Feeley, Malcolm and Jonathan Simon. "The New Penology: Notes on the Emerging Strategy of Corrections and its Implications". Criminology, Vol.30, No.4 (1992): 449-474.


  • The authors describe the trends in penal thought since the 1970s as a 'new penology'. This conception is based on the replacement of discourses on rehabilitation with a focus on actuarial justice, an increased focus on measurable indicators of efficiency in the penal system, and the end of individualized approaches to reform (449-450).
    • The largest manifestation of this phenomenon of new penology comes from the massive increase in the size of prison populations in the West since the 1970s during a period of minor increase in crime rates and lower proportions of the population reported as victims of crime (450).
  • The author holds that 'old penology' was focused on individual guilt and motivation, and ultimately the rehabilitation of that individual. This ethos is still reflected in American criminal law (451).
    • In contrast, the new penology is extremely de-individualized, with conceptions of individual treatment, responsibility, or moral culpability no longer making an impact in penal decisions. The focus is now managerial, about identifying and controlling dangerous groups (452).
  • The central change in discourse about criminality has been a shift from discussions of morality to those of actuarial justice and the management of risk. Rather than considering the individual and their motivations, the focus is now on the public interest and minimizing the likelihood of recidivism (452-453).
    • This has manifested in prisons being increasingly run like businesses, with managerial experience becoming the dominant feature of administration, which is organized around set goals and statistical collection to measure the achievement of those goals (454).
  • "The new penology is neither about punishing nor about rehabilitating individuals. It is about identifying and managing unruly groups. It is concerned with the rationality not of individual behavior or even community organization, but of managerial processes" (455).
  • Rates of recidivism have become increasingly unimportant since the 1970s, partially as the system shifts away from rehabilitation of convicts to control of crime. Rates of recidivism are extremely high, with half of all convicts re-offending within 3 years, leading to a greater focus on being able to arrest these offenders rather than prevent the offense (455).
    • This reconceptualization of the penal system, as a tool of control rather than reform, greatly lowers public expectations for criminals, and allows obvious failures in recidivism be repainted as success for controlling the population (455).
    • The goals selected by penal institutions and other aspects of the criminal justice system reflect their new institutional priorities. Rather than focusing on external social factors like crime rates or recidivism, correctional institutions will focus on internal factors like response times or efficiency of management, allowing them to ignore larger questions of their institutional role and producing data demonstrating 'success'(456-457).
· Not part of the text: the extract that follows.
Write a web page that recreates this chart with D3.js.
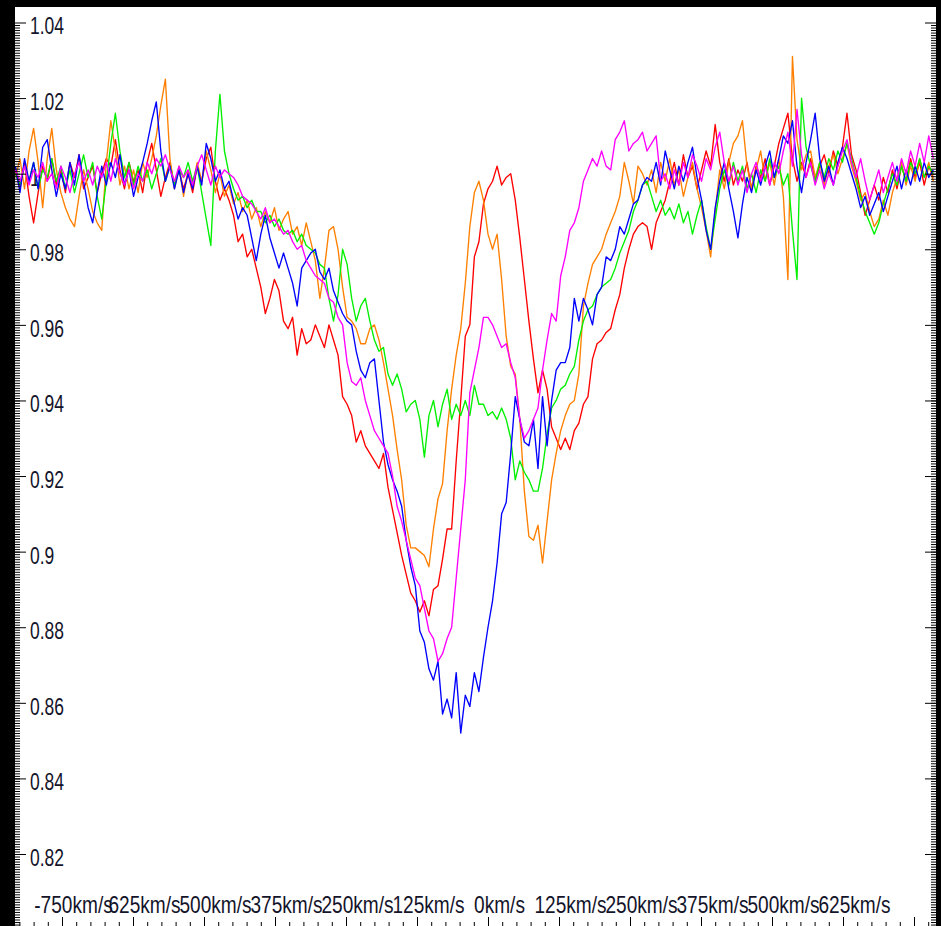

  • The possibility for reform of criminals is increasingly marginal in discourse, with a far greater focus being placed on controlling and managing permanently dangerous populations. Parole and probation have fit into this context, as they are no longer marketed as ways to reintegrate felons, but as a low-cost method of controlling dangerous groups (456). 
  • The combination of the penal system abandoning the goal of rehabilitation and increased pressure to increase cost-efficiency has resulted in the introduction of new programs like electronic monitoring systems, low-security prison facilities, and new statistic techniques to predict crime. While not providing any rehabilitation services, these programs all cut costs while controlling and monitoring dangerous groups (457).
    • Since the goal of these programs is not the shaping of prisoners into 'normal' law-abiding citizens, their success cannot be measured in recidivism or other social goods. Instead, the markers for access are technical abilities to maintain surveillance or detect escape, indicators which are measurably and fit within a bureaucratic framework (459).
  • The sentencing decisions of courts during this period have also experienced changes towards a new penology, including an explicit endorsement of incapacitation as a rationale in the sentencing process in 1982 (458).
  • A range of ways in which prisoners can be incarcerated have been created following the introduction of new penology, with the goal of allowing for the reduction of cost by identifying the risk posed by different groups and categorizing them accordingly. This range reaches from high-cost maximum security prisons to low-cost probation (459).
  • Probation and parole have expanded at an equal or faster rate than general rates of imprisonment and constituted the majority of convicts. Those who violate their parole are sent to prison and those who behave well in prison are returned to parole. This new flow between parole and prison reflects the new lack of conceptual distinction between the entities; whereas previously prison had been a place of reform, now they are both just methods of controlling convicts (460-461).
  • Increasingly punitive responses to the use and trafficking of drugs has contributed to the massive increase the US prison population. Although control of drugs had always been an important element of prison policy, the recognition of their danger in the 1980s following the introduction of crack cocaine introduced stricter response to the drug problem (461-462).
    • The approach of new penology is drug use is based around a risk management approach, using drug-related crimes as a marker for dangerous individuals and a prescriptions for special methods of incapacitation (462).
  • A number of innovations have occurred in prison policy in the 1980s, one of which were 'boot camps', or minimum security facilities for young first-time offenders designed to replicate military life and instill youth with pride and discipline. The authors predict it will fail because it does not fit the needs of modern society, collapsing for the same reason that similar military penal programs failed in the 19th Century and were replaced with hard labor (463-464).
  • Changes in the penal system towards actuarial approaches have been reflected in the criminal justice and law enforcement system, with maximizing protection of the public as interpreted through statistics becoming the primary goal. Whereas previously criminological strategies focused on reducing social dislocation and managing environmental factors, modern criminology is divorced from individuals and focused on managing and reducing criminality through control (466).
  • The development of the new penology has been posited as a reaction to the development of an American 'underclass', composed mainly of poor Blacks and Hispanics in inner cities, who are w/o jobs, education, or skills, and will likely never be integrated into the workforce or broader society. This permanent underclass is collectively dangerous and thus society has created a new penal system designed to manage the permanent risk it poses (467-468).
    • Other accounts of this phenomenon view the penal system as a recourse for social services or a societal method of the dealing with this underclass in the wake of the retreat of social policies following the welfare state's collapse (468).